PMTU Discovery Security Concerns
Tim Sedlmeyer
tim at sedlmeyer.org
Sun Apr 15 19:51:49 CEST 2018
On Sun, Apr 15, 2018 at 12:13 PM, Jason A. Donenfeld <Jason at zx2c4.com> wrote:
> On Sun, Apr 15, 2018 at 6:06 PM, Tim Sedlmeyer <tim at sedlmeyer.org> wrote:
>> PMTUD on the Internet is often broken and increasingly becoming more
>> broken, so in my opinion introducing any level of potential security
>> concern to support it would be unwise.
>
> I was wondering if there's actually an appropriate use case for PMTUD
> within networks that are well behaved. For example, within various
> intranets, or between physical sites within a campus. Perhaps these
> aren't relevant, since they're centrally managed anyway, and so we
> should just give up with PMTUD all together?
>
If you are in the network operations side of a intranet/campus network,
getting wireguard going probably isn't your first time wrangling with MTU.

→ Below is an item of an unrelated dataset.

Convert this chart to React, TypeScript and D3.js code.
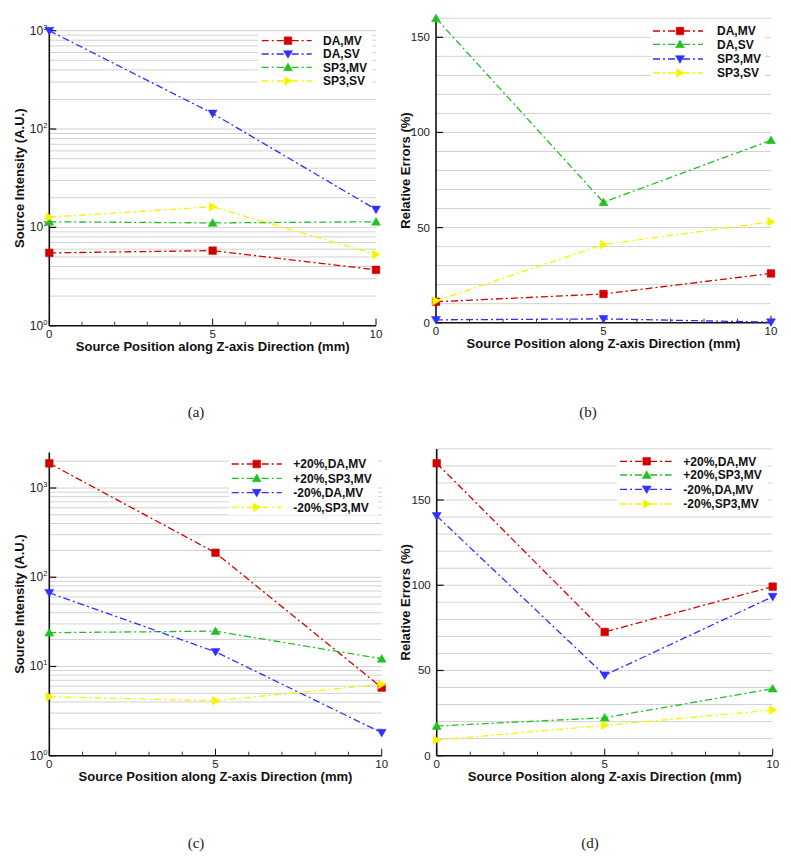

>> If MTU issues are regularly presenting a significant issue to
>> successful deployment of wireguard than in the short term I would
>> suggest doing what many ipsec implementations do, give up some
>> performance in order to increase the likelihood of successful
>> transmission by assigning a default MTU significantly small enough to
>> avoid issues in the vast majority of circumstances. For instance by
>> default the OS X ipsec vpn implementation assigns an MTU of 1280, the
>> minimum IPv6 datagram size, to the tunnel by default. Cisco assigns an
>> MTU of 1300 by default.
>
> Not a bad idea for end user clients. Ugly, but maybe nobody would be
> too perturbed. wg-quick(8) has an MTU= parameter, after all, which
> could be set to 1280.
>
>> In the long term some form of packetization layer path mtu discovery
>> probably should be added to the wireguard protocol itself. Perhaps by
>> padding the first message of the handshake to utilize it as a mtu
>> discovery probe.
>
> I was thinking about implementing something like this on top of
> WireGuard -- a basic ping probe tool that walks through each peer and
> tries to ping one of its allowed IPs within the tunnel. Maybe this
> would take care of most peoples' use cases. It is explicit, however,
> rather than the nice on-demand automatic aspect of traditional PMTUD.
Not sure how well a ping probe would work.
- Which allowed-ip do you use?
- If the allowed-ip is a network, which ip within it do you choose to ping?
- If you are connected to a single peer with an allowed-ip of 0.0.0.0/0 what
ip do you ping?
The allowed-ip isn't guaranteed to be on the same device as the peer so,
in the end you aren't measuring the mtu over the connection between peers
but the complete path to that allowed-ip which could involve more devices and
connections with smaller MTUs than between the peers themselves.
See RFC4821, RFC8085 and
https://tools.ietf.org/html/draft-ietf-tsvwg-datagram-plpmtud-01
for more info about PLMTUD.
https://datatracker.ietf.org/meeting/101/materials/slides-101-ipsecme-packetization-layer-path-mtu-discovery-01
has a quick overview of where IPsec stands with implementing it.
>
> But anyway, all of this falls into the category of, "let's just not do
> PTMUD." I'm still not convinced it's impossible to do securely, mostly
> because I haven't heard anybody explicitly say, "we thought about this
> for 25 years and it can't be done."